Microsoft's classified cloud to go online in early 2019

As the deadline for vendors responding to the Pentagon's $10 billion cloud buy nears, Microsoft announced its classified offering will go live in time to handle the business – should it win.

security in the cloud (ShutterStock image)
 

With only days to go before the deadline for bids on the Pentagon's $10 billion single-source Joint Enterprise Defense Infrastructure cloud contract, Microsoft announced its classified offering will go live in time to handle the business.

In an Oct. 9 blog post, Julia White, Microsoft corporate vice president for the Azure cloud, announced that the company is launching cloud regions enabled for secret or level 6 workloads in the first quarter of 2019. White also confirmed the company's intent "to deliver Azure Government services to meet the highest classification requirements, with capabilities for handling top secret U.S. classified data."
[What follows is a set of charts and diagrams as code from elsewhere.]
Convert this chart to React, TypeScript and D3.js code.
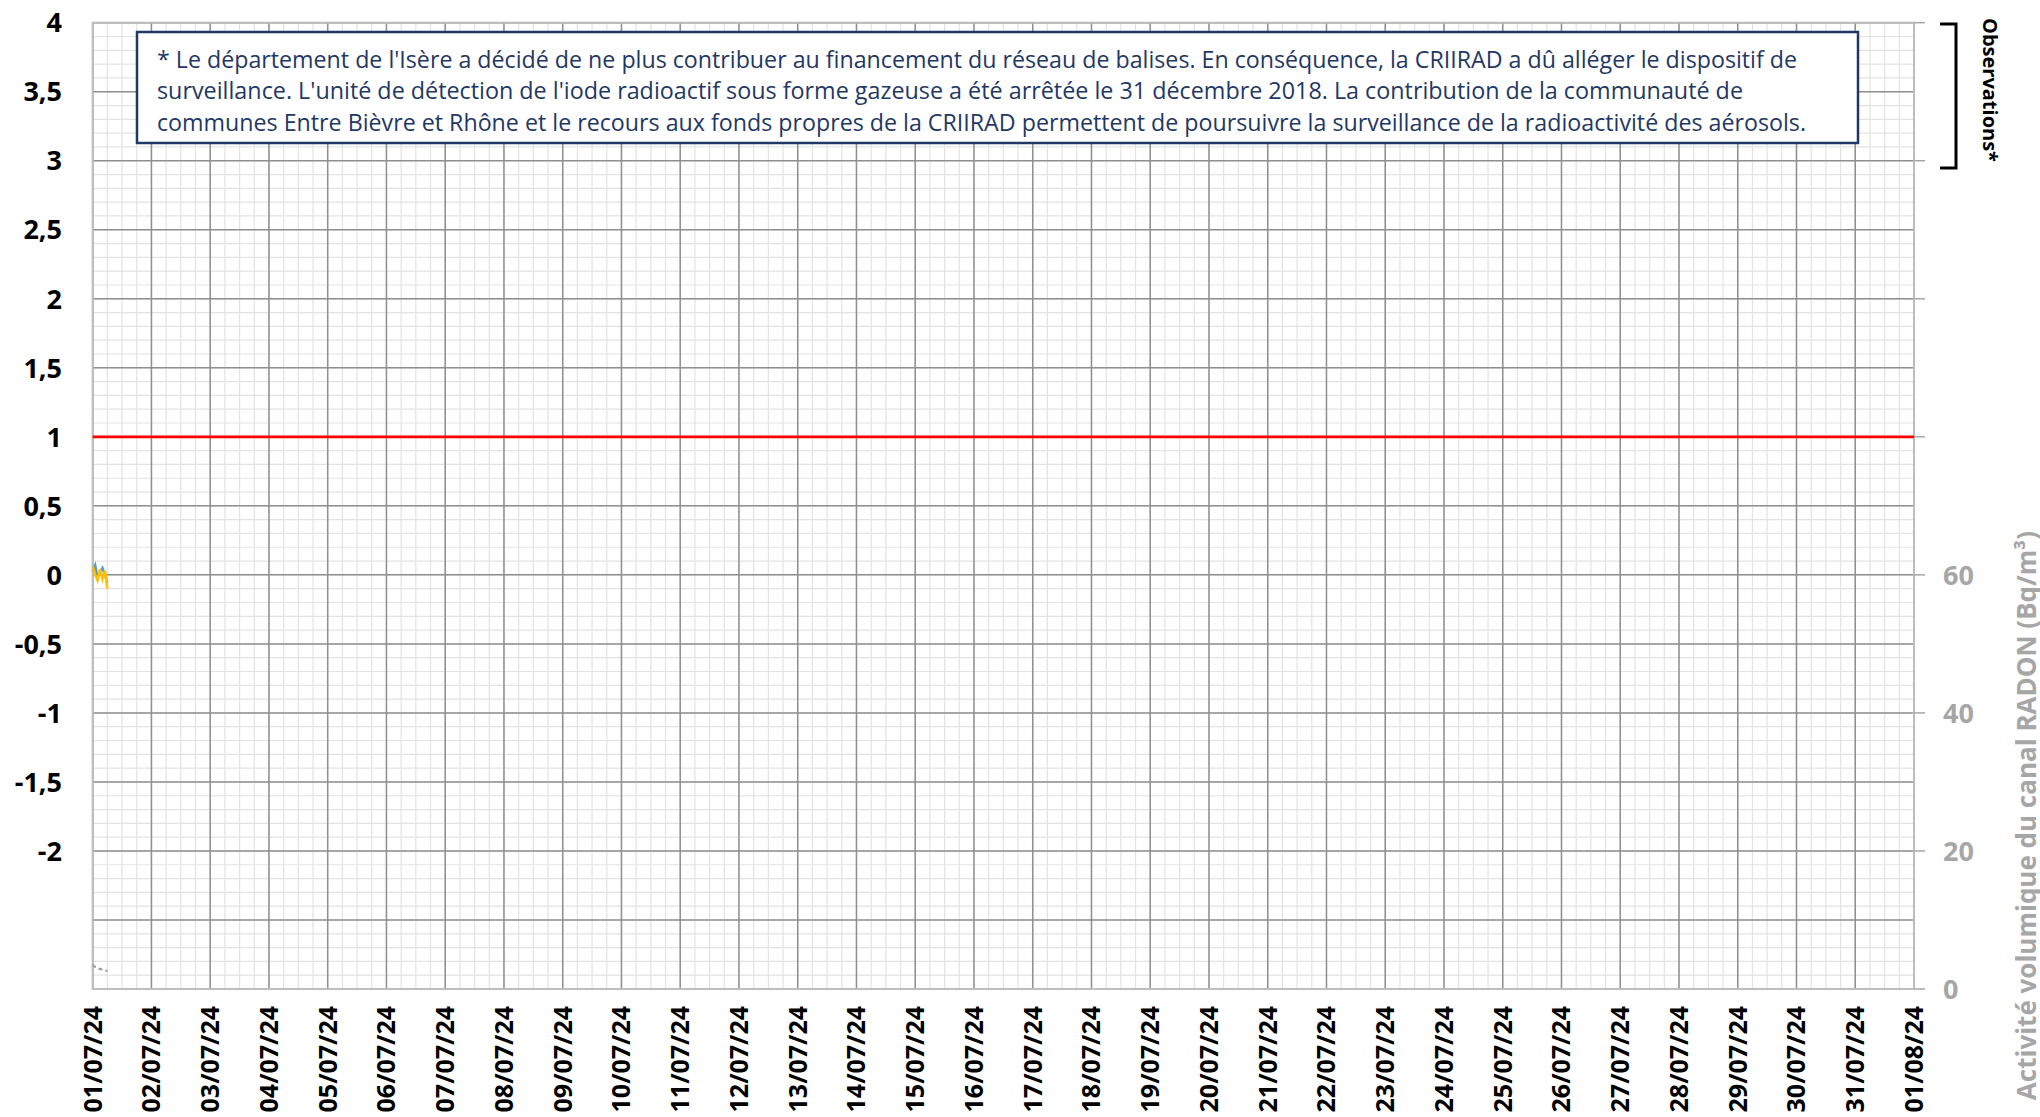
import React from 'react';
import * as d3 from 'd3';

const width = 2040;
const height = 1117;
const plot = {
  left: 92.7, right: 1914, top: 22.7, bottom: 989,
};

// Period shown on the x axis
const startDate = new Date(2024, 6, 1);
const endDate = new Date(2024, 7, 1);

// Left axis (main channel) and right axis (radon channel)
const leftDomain = [-3, 4];
const leftLabels = [-2, -1.5, -1, -0.5, 0, 0.5, 1, 1.5, 2, 2.5, 3, 3.5, 4];
const rightDomain = [0, 140];
const rightTicks = [0, 20, 40, 60, 80, 100, 120, 140];
const rightLabels = [0, 20, 40, 60];
const alertLevel = 1;

// Only the first hours of the month were recorded (hour offsets from 01/07 00:00)
const hours = [0, 1, 2, 3, 4, 5, 6];
const blueSeries = [0.03, 0.07, -0.02, 0.02, 0.05, 0.0, -0.06];
const yellowSeries = [0.06, 0.0, -0.04, 0.04, -0.03, 0.03, -0.1];
const radonSeries = [3.5, 3.2, 3.0, 2.9, 2.8, 2.7, 2.6];

const noteLines = [
  "* Le département de l'Isère a décidé de ne plus contribuer au financement du réseau de balises. En conséquence, la CRIIRAD a dû alléger le dispositif de",
  "surveillance. L'unité de détection de l'iode radioactif sous forme gazeuse a été arrêtée le 31 décembre 2018. La contribution de la communauté de",
  'communes Entre Bièvre et Rhône et le recours aux fonds propres de la CRIIRAD permettent de poursuivre la surveillance de la radioactivité des aérosols.',
];
const noteWidths = [1640, 1586, 1649];

const fmtDate = d3.timeFormat('%d/%m/%y');
const fmtNum = (v: number) => String(v).replace('.', ',');

const App: React.FC = () => {
  const x = d3.scaleTime().domain([startDate, endDate]).range([plot.left, plot.right]);
  const yL = d3.scaleLinear().domain(leftDomain).range([plot.bottom, plot.top]);
  const yR = d3.scaleLinear().domain(rightDomain).range([plot.bottom, plot.top]);

  const at = (h: number) => d3.timeHour.offset(startDate, h);

  // Grid positions
  const minorH = d3.range(leftDomain[0] * 10, leftDomain[1] * 10 + 1).map((i) => i / 10);
  const majorH = d3.range(leftDomain[0] * 2, leftDomain[1] * 2 + 1).map((i) => i / 2);
  const minorV = d3.timeHour.every(6)!.range(startDate, d3.timeHour.offset(endDate, 1));
  const majorV = d3.timeDay.range(startDate, d3.timeDay.offset(endDate, 1));

  const lineL = d3.line<number>()
    .x((_, i) => x(at(hours[i])))
    .y((d) => yL(d));
  const lineR = d3.line<number>()
    .x((_, i) => x(at(hours[i])))
    .y((d) => yR(d));

  const boldFont = "'Open Sans', 'Noto Sans', sans-serif";

  return (
    <div style={{ position: 'absolute', left: 0, top: 0 }}>
      <svg width={width} height={height} style={{ display: 'block', background: '#fff' }}>
        {/* minor grid */}
        <g stroke="#e3e3e3" strokeWidth={1.2}>
          {minorH.map((v) => (
            <line key={`mh${v}`} x1={plot.left} x2={plot.right} y1={yL(v)} y2={yL(v)} />
          ))}
          {minorV.map((d) => (
            <line key={`mv${+d}`} x1={x(d)} x2={x(d)} y1={plot.top} y2={plot.bottom} />
          ))}
        </g>
        {/* major grid */}
        <g stroke="#8f8f8f" strokeWidth={1.5}>
          {majorH.map((v) => (
            <line key={`Mh${v}`} x1={plot.left} x2={plot.right} y1={yL(v)} y2={yL(v)} />
          ))}
          {majorV.map((d) => (
            <line key={`Mv${+d}`} x1={x(d)} x2={x(d)} y1={plot.top} y2={plot.bottom} />
          ))}
        </g>
        {/* frame */}
        <rect
          x={plot.left}
          y={plot.top}
          width={plot.right - plot.left}
          height={plot.bottom - plot.top}
          fill="none"
          stroke="#bdbdbd"
          strokeWidth={2}
        />
        {/* right axis ticks */}
        <g stroke="#a6a6a6" strokeWidth={1.5}>
          {rightTicks.map((v) => (
            <line key={`rt${v}`} x1={plot.right} x2={plot.right + 11} y1={yR(v)} y2={yR(v)} />
          ))}
        </g>

        {/* alert level */}
        <line
          x1={plot.left}
          x2={plot.right}
          y1={yL(alertLevel)}
          y2={yL(alertLevel)}
          stroke="#ff0000"
          strokeWidth={2.8}
        />

        {/* series */}
        <path d={lineR(radonSeries) ?? ''} fill="none" stroke="#9a9a9a" strokeWidth={2} strokeDasharray="4,3" />
        <path d={lineL(blueSeries) ?? ''} fill="none" stroke="#5b9bd5" strokeWidth={2.5} />
        <path d={lineL(yellowSeries) ?? ''} fill="none" stroke="#ffc000" strokeWidth={2.5} />

        {/* left axis labels */}
        <g fontFamily={boldFont} fontWeight="bold" fontSize={27} fill="#000" textAnchor="end">
          {leftLabels.map((v) => (
            <text key={`ll${v}`} x={62} y={yL(v)} dy="0.36em">{fmtNum(v)}</text>
          ))}
        </g>

        {/* right axis labels */}
        <g fontFamily={boldFont} fontWeight="bold" fontSize={27} fill="#a6a6a6" textAnchor="start">
          {rightLabels.map((v) => (
            <text key={`rl${v}`} x={1943} y={yR(v)} dy="0.36em">{v}</text>
          ))}
        </g>
        <text
          transform="translate(2027,531) rotate(-90)"
          fontFamily={boldFont}
          fontWeight="bold"
          fontSize={26}
          fill="#a6a6a6"
          textAnchor="end"
          dy="0.36em"
        >
          Activité volumique du canal RADON (Bq/m³)
        </text>

        {/* x axis labels */}
        <g fontFamily={boldFont} fontWeight="bold" fontSize={25} fill="#000" textAnchor="end">
          {majorV.map((d) => (
            <text key={`xl${+d}`} transform={`translate(${x(d)},1006) rotate(-90)`} dy="0.36em">
              {fmtDate(d)}
            </text>
          ))}
        </g>

        {/* observations bracket */}
        <path d="M1940,24 H1956 V168 H1940" fill="none" stroke="#000" strokeWidth={3} />
        <text
          transform="translate(1990,18) rotate(90)"
          fontFamily={boldFont}
          fontWeight="bold"
          fontSize={20}
          fill="#000"
          textAnchor="start"
          dy="0.36em"
          textLength={144}
          lengthAdjust="spacingAndGlyphs"
        >
          Observations*
        </text>

        {/* note box */}
        <rect x={137} y={32} width={1721} height={111} fill="#fff" stroke="#203864" strokeWidth={2.5} />
        <g fontFamily={boldFont} fontSize={23.5} fill="#1f3864">
          {noteLines.map((t, i) => (
            <text
              key={`n${i}`}
              x={157}
              y={67.7 + i * 31.7}
              textLength={noteWidths[i]}
              lengthAdjust="spacingAndGlyphs"
            >
              {t}
            </text>
          ))}
        </g>
      </svg>
    </div>
  );
};

export default App;
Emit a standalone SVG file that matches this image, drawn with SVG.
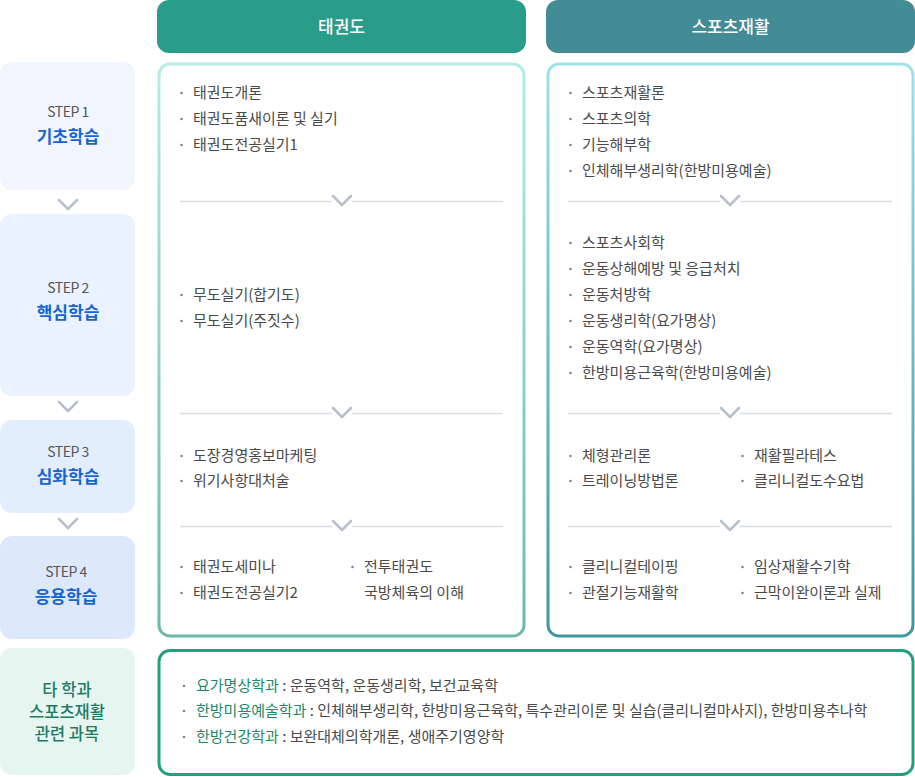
<svg xmlns="http://www.w3.org/2000/svg" width="915" height="777" viewBox="0 0 915 777">
<defs>
<linearGradient id="gL" x1="0" y1="0" x2="0" y2="1"><stop offset="0" stop-color="#b6ece5"/><stop offset="1" stop-color="#6bb8ab"/></linearGradient>
<linearGradient id="gR" x1="0" y1="0" x2="0" y2="1"><stop offset="0" stop-color="#9ee2ea"/><stop offset="1" stop-color="#3a989e"/></linearGradient>
<path id="chev" d="M-9,-5 L0,4 L9,-5" fill="none" stroke="#b9c0cd" stroke-width="2.6" stroke-linecap="round" stroke-linejoin="round"/>
</defs>
<style>
text{font-family:"Noto Sans CJK KR","Noto Sans",sans-serif;}
.it{font-size:15px;fill:#4a4a4a;}
.b{fill:#7d8496;}
.hd{font-size:17px;fill:#fff;text-anchor:middle;font-weight:500;}
.st{font-size:14px;fill:#555;text-anchor:middle;letter-spacing:-0.5px;}
.sn{font-size:17px;fill:#1565d0;text-anchor:middle;font-weight:700;}
.ot{font-size:16.5px;fill:#1e7a64;text-anchor:middle;font-weight:500;}
.dv{stroke:#dadde3;stroke-width:1.3;}
.gl{fill:#1a8a6a;}
</style>

<g id="header-taekwondo"><rect x="157" y="0" width="369" height="53" rx="12" fill="#2a9c8a"/><text class="hd" x="341.5" y="33">태권도</text></g>
<g id="header-sports"><rect x="546" y="0" width="369" height="53" rx="12" fill="#438b95"/><text class="hd" x="730.5" y="33">스포츠재활</text></g>

<g id="step1"><rect x="0" y="62" width="135" height="128" rx="12" fill="#f1f6fe"/><text class="st" x="68" y="117">STEP 1</text><text class="sn" x="68" y="143">기초학습</text></g>
<g id="step2"><rect x="0" y="214" width="135" height="182" rx="12" fill="#e9f2fe"/><text class="st" x="68" y="293">STEP 2</text><text class="sn" x="68" y="319">핵심학습</text></g>
<g id="step3"><rect x="0" y="420" width="135" height="93" rx="12" fill="#e3eefd"/><text class="st" x="68" y="457">STEP 3</text><text class="sn" x="68" y="483">심화학습</text></g>
<g id="step4"><rect x="0" y="536" width="135" height="103" rx="12" fill="#dde9fb"/><text class="st" x="66" y="577">STEP 4</text><text class="sn" x="66" y="603">응용학습</text></g>
<g id="other"><rect x="0" y="648" width="135" height="127" rx="12" fill="#e7f5f1"/><text class="ot" x="67" y="696">타 학과</text><text class="ot" x="67" y="718">스포츠재활</text><text class="ot" x="67" y="740">관련 과목</text></g>

<g id="connectors">
<use href="#chev" x="68" y="205"/>
<use href="#chev" x="68" y="407"/>
<use href="#chev" x="68" y="524"/>
</g>

<g id="taekwondo-box">
<rect x="159" y="64" width="365" height="572" rx="11" fill="#fff" stroke="url(#gL)" stroke-width="3"/>
<line class="dv" x1="180" y1="201.5" x2="332" y2="201.5"/><line class="dv" x1="352" y1="201.5" x2="503" y2="201.5"/><use href="#chev" x="342" y="201"/>
<line class="dv" x1="180" y1="413.5" x2="332" y2="413.5"/><line class="dv" x1="352" y1="413.5" x2="503" y2="413.5"/><use href="#chev" x="342" y="413"/>
<line class="dv" x1="180" y1="526.5" x2="332" y2="526.5"/><line class="dv" x1="352" y1="526.5" x2="503" y2="526.5"/><use href="#chev" x="342" y="526"/>
<g>
<circle class="b" cx="181.5" cy="93" r="1.3"/><text class="it" x="193" y="97.5">태권도개론</text>
<circle class="b" cx="181.5" cy="119" r="1.3"/><text class="it" x="193" y="123.5">태권도품새이론 및 실기</text>
<circle class="b" cx="181.5" cy="145" r="1.3"/><text class="it" x="193" y="149.5">태권도전공실기1</text>
<circle class="b" cx="181.5" cy="295" r="1.3"/><text class="it" x="193" y="299.5">무도실기(합기도)</text>
<circle class="b" cx="181.5" cy="321" r="1.3"/><text class="it" x="193" y="325.5">무도실기(주짓수)</text>
<circle class="b" cx="181.5" cy="456" r="1.3"/><text class="it" x="193" y="460.5">도장경영홍보마케팅</text>
<circle class="b" cx="181.5" cy="481" r="1.3"/><text class="it" x="193" y="485.5">위기사항대처술</text>
<circle class="b" cx="181.5" cy="567" r="1.3"/><text class="it" x="193" y="571.5">태권도세미나</text>
<circle class="b" cx="181.5" cy="593" r="1.3"/><text class="it" x="193" y="597.5">태권도전공실기2</text>
<circle class="b" cx="352.5" cy="567" r="1.3"/><text class="it" x="364" y="571.5">전투태권도</text>
<text class="it" x="364" y="597.5">국방체육의 이해</text>
</g>
</g>

<g id="sports-box">
<rect x="548" y="64" width="365" height="572" rx="11" fill="#fff" stroke="url(#gR)" stroke-width="3"/>
<line class="dv" x1="568" y1="201.5" x2="720" y2="201.5"/><line class="dv" x1="740" y1="201.5" x2="892" y2="201.5"/><use href="#chev" x="730" y="201"/>
<line class="dv" x1="568" y1="413.5" x2="720" y2="413.5"/><line class="dv" x1="740" y1="413.5" x2="892" y2="413.5"/><use href="#chev" x="730" y="413"/>
<line class="dv" x1="568" y1="526.5" x2="720" y2="526.5"/><line class="dv" x1="740" y1="526.5" x2="892" y2="526.5"/><use href="#chev" x="730" y="526"/>
<g>
<circle class="b" cx="570.5" cy="93" r="1.3"/><text class="it" x="582" y="97.5">스포츠재활론</text>
<circle class="b" cx="570.5" cy="119" r="1.3"/><text class="it" x="582" y="123.5">스포츠의학</text>
<circle class="b" cx="570.5" cy="145" r="1.3"/><text class="it" x="582" y="149.5">기능해부학</text>
<circle class="b" cx="570.5" cy="171" r="1.3"/><text class="it" x="582" y="175.5">인체해부생리학(한방미용예술)</text>
<circle class="b" cx="570.5" cy="243" r="1.3"/><text class="it" x="582" y="247.5">스포츠사회학</text>
<circle class="b" cx="570.5" cy="269" r="1.3"/><text class="it" x="582" y="273.5">운동상해예방 및 응급처치</text>
<circle class="b" cx="570.5" cy="295" r="1.3"/><text class="it" x="582" y="299.5">운동처방학</text>
<circle class="b" cx="570.5" cy="321" r="1.3"/><text class="it" x="582" y="325.5">운동생리학(요가명상)</text>
<circle class="b" cx="570.5" cy="347" r="1.3"/><text class="it" x="582" y="351.5">운동역학(요가명상)</text>
<circle class="b" cx="570.5" cy="373" r="1.3"/><text class="it" x="582" y="377.5">한방미용근육학(한방미용예술)</text>
<circle class="b" cx="570.5" cy="456" r="1.3"/><text class="it" x="582" y="460.5">체형관리론</text>
<circle class="b" cx="570.5" cy="481" r="1.3"/><text class="it" x="582" y="485.5">트레이닝방법론</text>
<circle class="b" cx="742.5" cy="456" r="1.3"/><text class="it" x="754" y="460.5">재활필라테스</text>
<circle class="b" cx="742.5" cy="481" r="1.3"/><text class="it" x="754" y="485.5">클리니컬도수요법</text>
<circle class="b" cx="570.5" cy="567" r="1.3"/><text class="it" x="582" y="571.5">클리니컬테이핑</text>
<circle class="b" cx="570.5" cy="593" r="1.3"/><text class="it" x="582" y="597.5">관절기능재활학</text>
<circle class="b" cx="742.5" cy="567" r="1.3"/><text class="it" x="754" y="571.5">임상재활수기학</text>
<circle class="b" cx="742.5" cy="593" r="1.3"/><text class="it" x="754" y="597.5">근막이완이론과 실제</text>
</g>
</g>

<g id="other-box">
<rect x="159" y="650.5" width="754" height="124" rx="11" fill="#fff" stroke="#20a07f" stroke-width="3"/>
<circle class="b" cx="184" cy="686" r="1.3"/><text class="it" x="196" y="690.5"><tspan class="gl">요가명상학과</tspan> : 운동역학, 운동생리학, 보건교육학</text>
<circle class="b" cx="184" cy="711" r="1.3"/><text class="it" x="196" y="715.5"><tspan class="gl">한방미용예술학과</tspan> : 인체해부생리학, 한방미용근육학, 특수관리이론 및 실습(클리니컬마사지), 한방미용추나학</text>
<circle class="b" cx="184" cy="737" r="1.3"/><text class="it" x="196" y="741.5"><tspan class="gl">한방건강학과</tspan> : 보완대체의학개론, 생애주기영양학</text>
</g>
</svg>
This announcement is significant because the JEDI solicitation specifies a timeline by which a winning vendor has to be able to deliver secret and top secret services to the DOD. Secret-level certification is required six months after the award, with top secret to come after nine months.

When the JEDI proposal was initially released in draft form, technology trade groups were concerned that only Amazon Web Services could meet these requirements, because of its work providing classified cloud services for the CIA. AWS is widely seen as the front-runner for the contract.

Oracle is protesting the JEDI solicitation in advance of the submission deadline.

JEDI bids are due Oct.12. The deadline was extended from Sept. 17, following industry feedback about its planned timeline for the procurement given its size, specs and scope.

White didn't single out the deadline or the contract in her blog post.

Also on the JEDI front, Google decided it was going to sit out the Pentagon's cloud procurement, in part because of employees' ethical concerns about lethal artificial intelligence capacity that could be supported by the DOD cloud and in part because, apparently, it couldn't meet the classified requirements.

"We are not bidding on the JEDI contract because first, we couldn’t be assured that it would align with our AI Principles. And second, we determined that there were portions of the contract that were out of scope with our current government certifications," Google said in a press statement.